The network effect of strong MBA programs is also underestimated. Business schools invest heavily in alumni networks, employer relationships, and on-campus recruiting. Top MBA programs in Canada (Rotman, Sauder, Smith) and the UK (LBS, Said, Judge) consistently place graduates into consulting, banking, and technology management roles at salaries that rival STEM outcomes.
Advantages
- Cross-industry applicability: Business skills transfer between any sector
- Management track: MBA positions you for leadership roles faster than most technical tracks
- Entrepreneurship: Business programs provide the commercial foundation STEM often doesn't
- Strong alumni networks at top schools translate to faster employment
- Post-MBA salaries at top schools rival or exceed STEM in management and consulting roles
Making the Right Choice for Your Profile
The ROI of STEM vs Business ultimately depends on three variables: the quality of the institution, the destination country, and your own career intent.
Choose STEM if: you have strong quantitative aptitude, you want access to funded research programs, you are targeting immigration pathways that favour technical skills, or you want to work in technology, engineering, healthcare, or data.
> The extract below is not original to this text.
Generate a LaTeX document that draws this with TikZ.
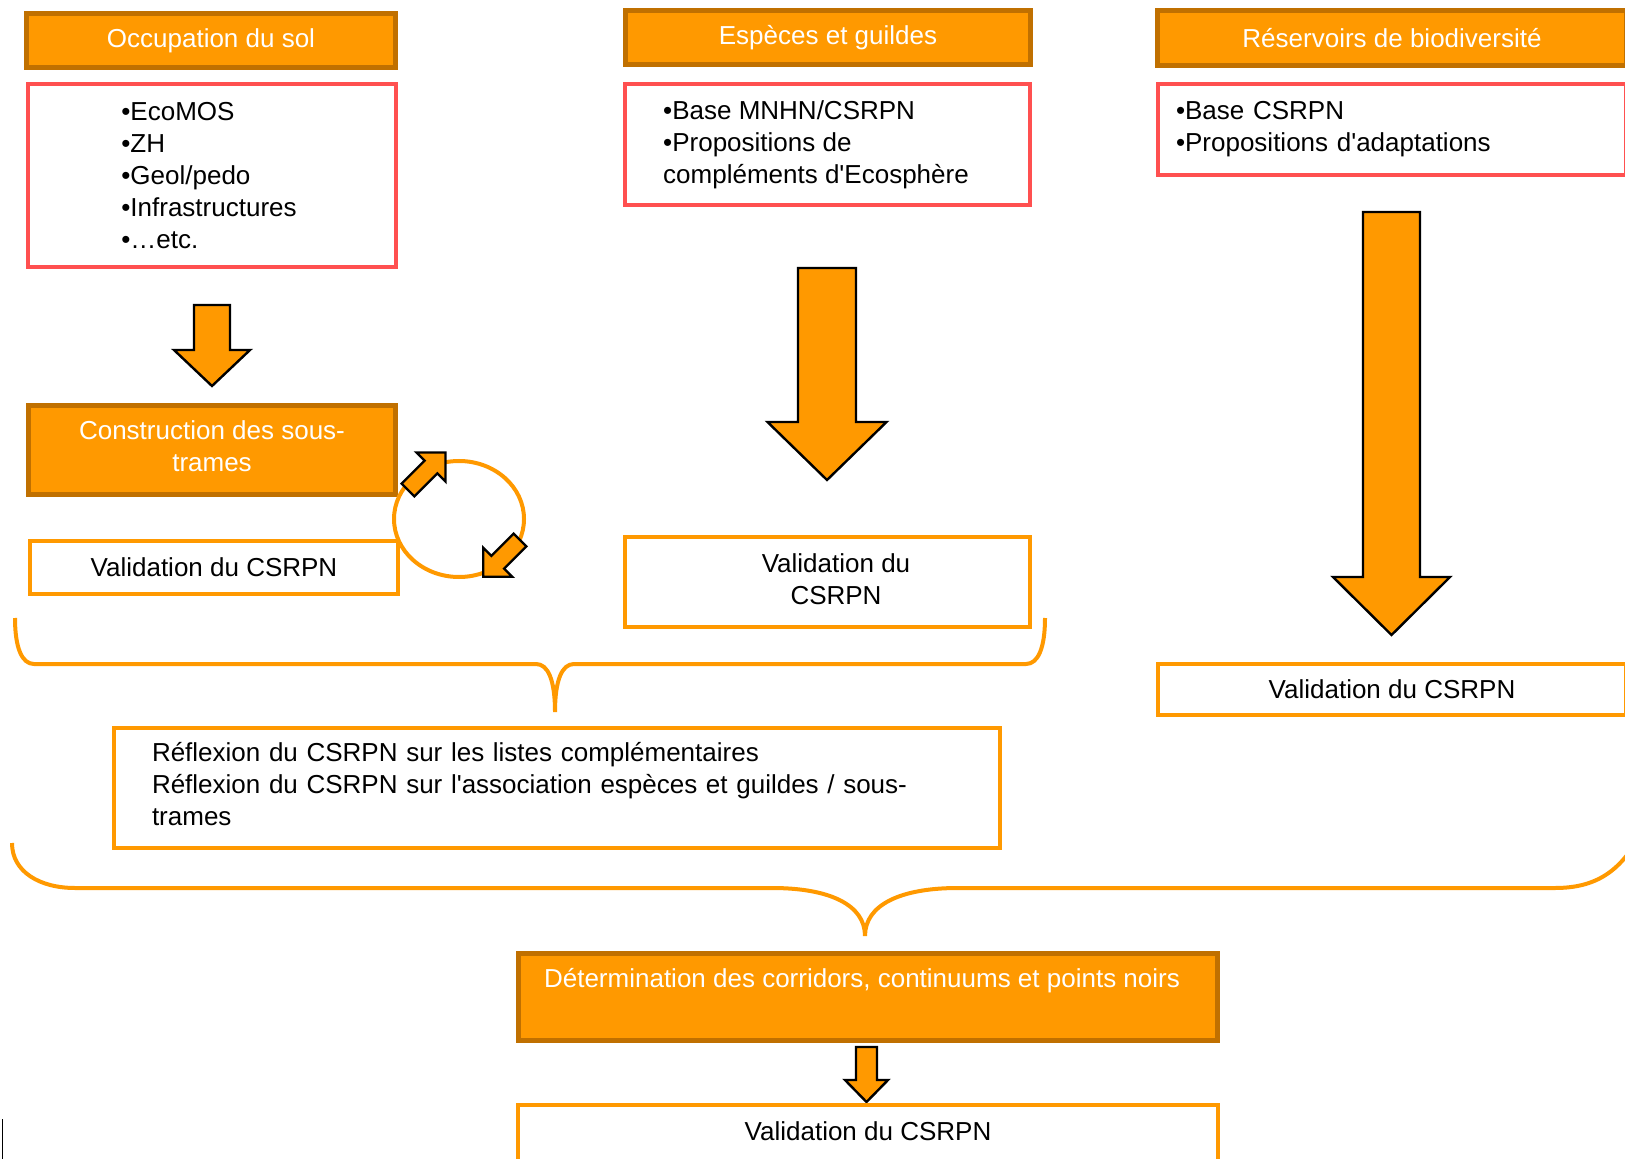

Choose Business if: you want cross-industry flexibility, you are targeting management or leadership roles, you have prior work experience that a STEM degree would not leverage, or you are considering entrepreneurship.
The worst decision is choosing a degree track purely based on salary tables without assessing your own strengths. A STEM graduate who struggles with technical coursework and cannot secure a STEM-relevant job loses all the structural advantages. A business graduate with genuine commercial acumen and a strong MBA from the right school will consistently outperform an average STEM graduate.